Résultat: 7h34’57” de course. 12è au scratch (sur 920 coureurs à l’arrivée). Victoire en catégorie Master 0 après bonification. Finalement, je termine à 5 minutes de mon estimatif et à 1’30” du Top10. Même si tout ça semble bien anecdotique au regard de mon état de forme, l’important est de sortir le positif à 1 mois et demi du Grand Raid…et il y en a:
- RAS au niveau des tendons et genoux
- RAS au niveau du dos malgré une douleur qui me suit depuis 15 jours. Merci à mon ostéopathe David pour le travail effectué cette semaine
- Une bonne préparation des pieds et aucune ampoule à déplorer malgré des passages dans l’eau
- Une cheville flexible et résistante
- Une assez bonne gestion des temps faibles (je n’ai pas pété)

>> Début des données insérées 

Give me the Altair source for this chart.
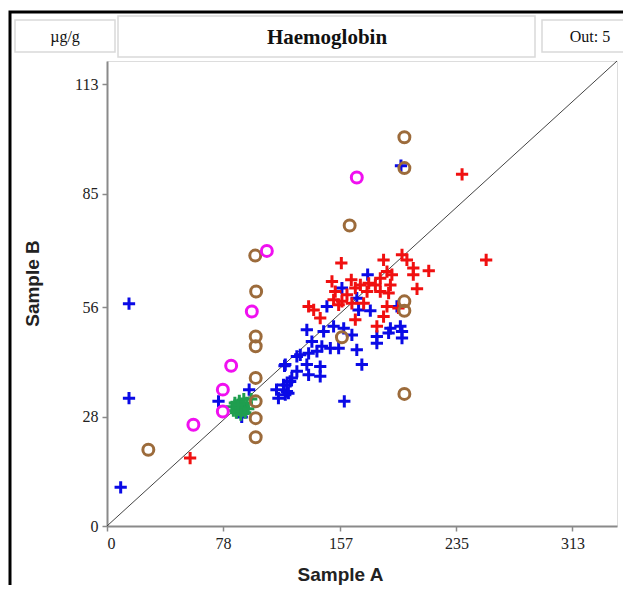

- Une fin de parcours positive avec des jambes qui répondent et me permettent de terminer fort
- Une gestion autonome des ravitaillements correcte avec 3 minutes d’arrêt sur 5 points
Merci à l’organisation RANDORUNOI et aux bénévoles pour nous permettre de vivre ce type d’événement. Un grand merci pour les encouragements et l’aide sur les ravitaux. Bravo à l’ensemble des coureurs et des coureuses. Merci à Co pour m’avoir accompagné dans cette aventure ainsi qu’à vous tous pour vos encouragements.
Place à quelques jours de récupération avant la dernière ligne droite et le grand récital d’octobre!